I have often argued (most recently here) that to attribute to natural selection the ability to create spectacular order out of disorder is to attribute to it, alone among all unintelligent forces in the universe, the ability to defy the more general statements of the second law of thermodynamics, or at least the general principle behind this law. But it is not really necessary to appeal to the second law because everyone can see that Darwin’s claim to have discovered an unintelligent force capable of creating all the magnificent species in the living world, and even human brains, was quite an extraordinary claim. It credits natural selection with creative powers far beyond those claimed for any other natural causes. (Origin-of-life researchers’ claim that chance chemical processes could have created the first self-replicators, when human engineered self-replicating machines are still far beyond current technology, could also be considered to be an extraordinary claim.)
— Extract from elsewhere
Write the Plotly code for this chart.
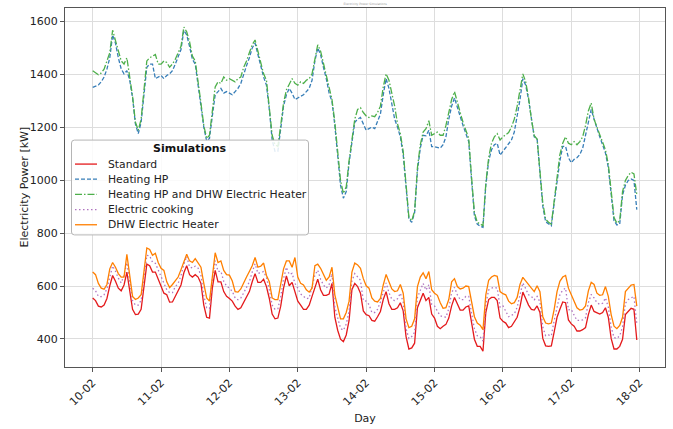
import pandas as pd
import plotly.graph_objects as go

start = pd.Timestamp("2023-02-10 00:00")
hours = list(range(192))
day_ticks = list(range(9))

standard = [555,545,524,521,528,553,601,640,618,592,
 582,604,653,586,512,492,494,512,592,683,
 677,653,653,628,598,573,567,539,540,561,
 579,604,650,677,643,634,643,634,610,528,
 482,479,592,659,616,616,579,561,553,543,
 524,512,518,537,561,579,616,647,614,614,
 626,598,553,494,476,479,524,592,638,601,
 614,573,543,528,512,512,528,561,598,626,
 586,565,565,570,610,482,433,399,390,415,
 470,586,610,598,573,506,492,488,470,467,
 484,504,549,579,533,512,512,518,537,506,
 409,362,366,384,518,543,573,545,557,494,
 479,448,439,448,455,479,525,557,531,509,
 509,521,525,457,399,372,372,354,500,549,
 557,557,545,479,467,460,443,448,463,482,
 521,577,553,528,512,509,525,500,402,374,
 372,374,427,482,512,540,537,472,457,448,
 430,430,435,443,492,528,504,500,494,500,
 518,482,402,362,362,372,399,492,506,516,
 512,396]

heating_hp = [1351,1356,1360,1372,1390,1420,1463,1549,1518,1463,
 1421,1402,1414,1378,1311,1213,1176,1219,1317,1427,
 1439,1439,1384,1390,1396,1384,1396,1402,1414,1439,
 1469,1494,1567,1549,1506,1457,1439,1366,1286,1201,
 1148,1158,1243,1323,1335,1347,1329,1335,1329,1323,
 1335,1347,1366,1402,1433,1463,1500,1518,1475,1427,
 1390,1359,1268,1152,1109,1109,1189,1280,1323,1347,
 1329,1305,1311,1317,1323,1335,1347,1378,1451,1500,
 1475,1427,1384,1329,1298,1207,1085,981,932,957,
 1066,1146,1219,1231,1237,1213,1189,1195,1201,1195,
 1225,1250,1323,1384,1347,1292,1231,1201,1164,1097,
 963,853,841,877,1036,1121,1170,1168,1189,1127,
 1127,1124,1121,1134,1164,1231,1280,1311,1274,1237,
 1207,1176,1146,999,865,834,826,822,981,1073,
 1115,1134,1140,1095,1109,1124,1136,1152,1182,1243,
 1305,1384,1359,1305,1231,1164,1158,1036,902,843,
 834,828,914,999,1073,1128,1128,1085,1066,1079,
 1085,1097,1121,1170,1225,1268,1231,1195,1164,1134,
 1103,1048,950,847,831,834,944,981,999,1005,
 999,889]

heating_hp_dhw = [1414,1405,1399,1405,1420,1451,1482,1567,1530,1488,
 1451,1439,1463,1390,1317,1219,1189,1231,1329,1451,
 1463,1469,1475,1439,1439,1451,1445,1427,1439,1457,
 1482,1506,1579,1561,1524,1469,1451,1378,1292,1207,
 1158,1170,1256,1353,1372,1366,1390,1378,1384,1378,
 1372,1384,1390,1427,1451,1482,1512,1530,1488,1439,
 1402,1378,1280,1170,1134,1128,1207,1292,1341,1366,
 1384,1366,1359,1372,1366,1378,1384,1402,1463,1512,
 1488,1439,1390,1341,1305,1219,1097,999,950,975,
 1073,1158,1231,1268,1274,1256,1243,1237,1243,1240,
 1256,1280,1353,1402,1378,1329,1280,1213,1176,1109,
 975,859,847,883,1048,1134,1182,1195,1225,1170,
 1176,1182,1170,1170,1207,1256,1305,1335,1292,1256,
 1219,1189,1158,1011,877,841,834,828,987,1085,
 1140,1164,1176,1152,1164,1173,1180,1201,1231,1280,
 1335,1402,1372,1311,1231,1168,1156,1036,914,853,
 841,834,920,1012,1097,1140,1164,1140,1134,1146,
 1134,1146,1164,1207,1262,1292,1231,1201,1170,1140,
 1115,1060,963,859,838,847,957,999,1018,1030,
 1024,945]

electric_cooking = [592,582,561,560,567,590,634,676,656,630,
 612,640,688,622,545,528,528,546,628,716,
 714,690,686,662,634,610,586,575,575,598,
 610,640,682,712,672,668,675,668,640,565,
 518,515,625,696,655,656,618,600,592,580,
 555,548,555,574,598,616,653,684,648,650,
 655,632,586,528,512,514,560,628,671,644,
 648,610,592,570,561,552,555,596,641,660,
 626,604,592,606,647,520,482,440,433,456,
 505,620,647,635,622,545,543,530,500,500,
 512,540,579,612,575,550,545,552,573,540,
 439,402,409,425,557,585,610,585,605,531,
 525,505,488,484,482,514,575,595,567,549,
 549,561,561,498,439,412,409,392,532,585,
 592,595,592,520,525,505,484,490,494,520,
 567,612,590,567,561,548,561,540,445,412,
 415,412,470,525,567,585,592,510,512,490,
 470,470,472,480,537,568,555,537,531,535,
 555,520,445,405,402,412,445,535,549,555,
 561,457]

dhw_heater = [653,643,610,592,588,606,665,689,671,647,
 634,634,720,634,561,549,555,567,647,744,
 738,716,724,689,667,659,616,594,606,622,
 634,662,695,720,695,689,704,689,671,610,
 555,543,640,726,689,695,659,643,641,619,
 579,577,589,614,634,655,677,708,671,675,
 687,640,616,555,549,549,604,665,695,695,
 671,708,634,610,604,586,577,592,677,683,
 667,641,622,634,671,567,525,476,476,500,
 543,653,687,680,667,628,601,592,555,543,
 540,553,604,644,616,589,579,582,606,573,
 476,443,448,476,598,634,650,628,655,586,
 573,565,537,516,518,549,616,628,598,589,
 592,600,598,543,484,460,452,435,567,622,
 634,640,637,579,571,567,543,533,537,557,
 606,633,618,606,592,579,601,579,484,460,
 457,460,512,579,618,634,640,592,567,549,
 518,509,512,525,582,614,606,573,565,567,
 598,561,492,448,439,451,482,579,592,604,
 606,524]

y_ticks = [400, 600, 800, 1000, 1200, 1400, 1600]

times = [start + pd.Timedelta(hours=h) for h in hours]
tick_dates = [start + pd.Timedelta(days=d) for d in day_ticks]
tick_text = [d.strftime("%d-%m") for d in tick_dates]

series = [
    ("Standard", standard, "#e41a1c", "solid"),
    ("Heating HP", heating_hp, "#377eb8", "4px,2px"),
    ("Heating HP and DHW Electric Heater", heating_hp_dhw, "#4daf4a", "7px,2px,1.5px,2px"),
    ("Electric cooking", electric_cooking, "#b074c0", "1.5px,2.5px"),
    ("DHW Electric Heater", dhw_heater, "#ff7f00", "solid"),
]

fig = go.Figure()
for name, vals, color, dash in series:
    fig.add_trace(go.Scatter(
        x=times, y=vals, mode="lines", name=name,
        line=dict(color=color, width=1.3, dash=dash),
    ))

# plot-area geometry in pixels (for placing the hand-drawn legend)
L, R, T, B = 65, 665, 7, 378
def px(xp):
    return (xp - L) / (R - L)
def py(yp):
    return (B - yp) / (B - T)

shapes = []
annotations = []
# legend frame (rounded)
x0, x1, y0, y1 = px(71.5), px(308.5), py(241.5), py(143.5)
rx, ry = 3 / (R - L), 3 / (B - T)
path = (f"M {x0+rx},{y1} L {x1-rx},{y1} Q {x1},{y1} {x1},{y1-ry} "
        f"L {x1},{y0+ry} Q {x1},{y0} {x1-rx},{y0} L {x0+rx},{y0} "
        f"Q {x0},{y0} {x0},{y0+ry} L {x0},{y1-ry} Q {x0},{y1} {x0+rx},{y1} Z")
shapes.append(dict(type="path", xref="paper", yref="paper", path=path,
                   fillcolor="rgba(255,255,255,0.85)",
                   line=dict(color="#b5b5b5", width=1), layer="above"))
annotations.append(dict(text="<b>Simulations</b>", xref="paper", yref="paper",
                        x=px(190), y=py(152.7), xanchor="center", yanchor="middle",
                        showarrow=False, font=dict(size=11, color="#111111")))
row_y = [168.3, 183.8, 199.6, 215.4, 231.0]
for (name, vals, color, dash), ry_px in zip(series, row_y):
    shapes.append(dict(type="line", xref="paper", yref="paper",
                       x0=px(75), x1=px(97), y0=py(ry_px), y1=py(ry_px),
                       line=dict(color=color, width=1.3, dash=dash), layer="above"))
    annotations.append(dict(text=name, xref="paper", yref="paper",
                            x=px(105.5), y=py(ry_px), xanchor="left", yanchor="middle",
                            showarrow=False, font=dict(size=10.8, color="#222222")))
# y-axis title
annotations.append(dict(text="Electricity Power [kW]", xref="paper", yref="paper",
                        x=px(24), y=0.5, xanchor="center", yanchor="middle",
                        textangle=-90, showarrow=False,
                        font=dict(size=11, color="#222222")))

axis_common = dict(
    showgrid=True, gridcolor="#dddddd", gridwidth=1,
    showline=True, linecolor="#555555", linewidth=1, mirror=True,
    ticks="outside", ticklen=4, tickcolor="#555555", zeroline=False,
    tickfont=dict(size=11, color="#222222"),
)

fig.update_layout(
    width=673, height=429,
    margin=dict(l=L, r=673 - R, t=T, b=429 - B),
    paper_bgcolor="white", plot_bgcolor="white",
    font=dict(family="DejaVu Sans", size=11, color="#222222"),
    title=dict(text="Electricity Power Simulations", x=0.5426, xanchor="center",
               y=0.991, yanchor="middle", font=dict(size=3, color="#999999")),
    xaxis=dict(
        type="date",
        range=[start - pd.Timedelta(hours=9.72), start + pd.Timedelta(hours=200.9)],
        tickvals=tick_dates, ticktext=tick_text, tickangle=-45,
        title=dict(text="Day", font=dict(size=11), standoff=6),
        **axis_common,
    ),
    yaxis=dict(range=[294, 1651], tickvals=y_ticks, **axis_common),
    showlegend=False,
    shapes=shapes,
    annotations=annotations,
)

fig.write_html("out.html")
And where do we stand with regard to evidence for the Darwinists’ extraordinary claim? Have we passed the threshold of evidence required to accept their claim? Hardly. The ongoing debate between Michael Behe and his critics is over whether or not there is evidence that natural selection of random mutations can be credited with any evolutionary changes that would not be considered “devolution” and do not simply “promote the loss of genetic information.” And evolutionists now openly wonder if they need an entirely new theory. While the evidence for the extraordinary claim made by design theorists continually increases, the evidence for the Darwinists’ claim seems to be shrinking.
“Why Evolution Is Different”
In my 2020 video “Why Evolution Is Different” I imagine watching a tornado running backward and trying to come up with a scientific explanation for what we are seeing. It concludes:
Anyone who claims to have a scientific explanation for how unintelligent agents might be able to turn rubble into houses and cars would be expected to produce some very powerful evidence if they want their theory to be taken seriously. The burden of proof should be equally heavy on those who claim to have a scientific explanation for how a few unintelligent forces of physics alone could rearrange the basic particles of physics into computers and encyclopedias and Apple iPhones — and there is no evidence that natural selection of random mutations can explain anything other than very minor adaptations.
Some observers of the ID-Darwinism debate feel that the Darwinian point of view is the default so that the burden of proof is on us. But it is extraordinary that we are here at all, so any ideas about how we got here should require extraordinary evidence.